Man, trying to name a Tarot study group is a headache. I’ve been running groups, stopping them, and restarting them for ten years now, and every time the first hurdle is always the same: picking a name that doesn’t sound like a bad 1990s witchcraft movie. People think they need to sound “mystical,” but what they end up with is usually just mushy and vague.
Most groups just grab the usual suspects. You see the “Celestial Seekers,” the “Mystic Moons,” the “Silver Crones.” And let me tell you, those names attract the kind of people who think reading Tarot means talking exclusively in flowery, meaningless metaphors. It’s too much fluff. My practice? It’s grounded. I wanted names that actually did something, not just sat there sounding pretty.
The Disaster of ‘The Harmonic Circle’
My last attempt, maybe three years back, we called ourselves The Harmonic Circle. Sounds nice, right? Wrong. The group imploded faster than a cheap tent in a hurricane. We had two members fighting over who got to call themselves the ‘High Priestess,’ one guy who only wanted to do predictive readings about his ex-girlfriend, and zero actual learning happening. It was a disaster, a total waste of six months.

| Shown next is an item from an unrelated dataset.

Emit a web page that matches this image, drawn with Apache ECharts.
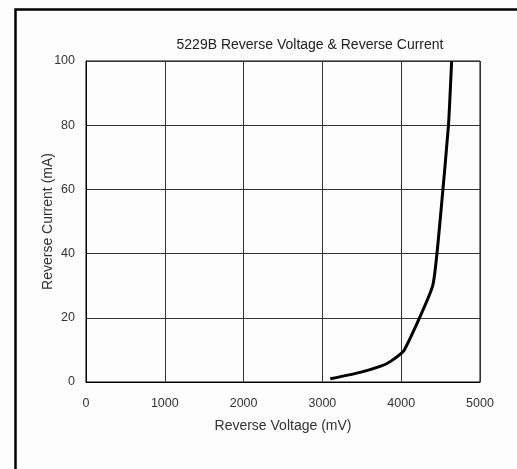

I realized the name was the problem. It was too vague. It attracted people looking for validation, not actual deep study. It made the vibe super cliquey and competitive. I shut the whole thing down, took six months off just focusing on my own spread work, and flat-out refused to start another group until I figured out how to filter the weirdos out right from the start. That filtering? It had to start with the name. Just like a good tech company knows their language stack dictates who they hire, my name needed to dictate who showed up.
Designing the Group Naming Protocol
I sat down one rainy weekend and started cataloging existing group names I found online and in my local community. I tossed them into different buckets, but not by how “mystical” they sounded. I sorted them by what kind of energy they demanded from the members. I realized there are four main styles, and the one you pick dictates the entire atmosphere of your practice.
My goal was to design a system where the name was a functional promise, not just a label. I wasn’t looking for beauty; I was looking for clarity. If the name suggests deep work, only those willing to do deep work apply. Simple.
I started generating names based on these four functional categories:
- The Academic Style: This is for people who treat Tarot like history class or philosophy. Names need to be structural and serious. I started hunting for obscure RWS references, alchemical terms, or specific deck lineages. Think names like The Major Arcana Workshop, The Hermetic Syllabus, or The Elemental Grid. These names immediately tell potential members: “No fluff allowed, bring your books and be ready to cite your sources.” This style demands intellectual commitment.
- The Action-Oriented Style: My current favorite. This style uses strong, purposeful verbs. It signals that we aren’t just meditating; we are doing the hard work of interpretation and integration. I scrolled through dictionaries for strong verbs related to insight, building, or anchoring—words like forge, anchor, illuminate, map, pivot. I generated names like The Insight Forge, The Anchor Spread, The Pivoting Point, or The Deck Mapping Collective. This sets the expectation: We practice, we don’t just talk about theory.
- The Place-Specific Style: This anchors the group to a specific location or shared cultural history, which automatically makes it unique and hyper-local. Since my new group meets near the old industrial river district, I drove around my neighborhood specifically looking for street signs, landmarks, and bits of forgotten local history. We generated names like The Confluence Readers, The Mill Street Oracle, or The Third Bridge Diviners. It ties the practice to the ground beneath your feet.
- The Esoteric Reference Style: This one is tricky because it skirts the edge of being too vague, but if the reference is obscure enough, it becomes a filter. This requires knowledge of Kabbalah, numerology, or specific occult history. I spent two days cross-referencing Golden Dawn diagrams and elemental correspondences. We generated names like The 777 Collective or The Four Worlds Study Group. Only people who already know what that means will apply, saving me the trouble of explaining.
The Implementation and Result
Once I had these distinct lists, I shared them immediately with three potential new members—the ones I knew were serious and hated the old ‘Harmonic Circle’ mess. I tested their reactions. When they saw the serious, structured lists, they immediately leaned in. When they saw the old generic names, they physically rolled their eyes and groaned. That told me I was finally on the right track.
We landed on ‘The Threshold Builders.’ It’s action-oriented, slightly esoteric, but mostly focused on growth and structure. Since we started using that name, the quality of applicants has shot through the roof. People who apply now already know they need to bring their A-game. They ask about deck assignments, not about crystals. We skip the petty arguments and dive right into cross-referencing Thoth with Marseille decks in our first session.
It sounds dramatic, but naming the group properly saved my sanity and actually made the practice sustainable. If your current group name isn’t actively filtering out the trouble, you need to go back to the drawing board. Don’t pick what sounds magical; pick what explicitly defines the hard work you intend to do.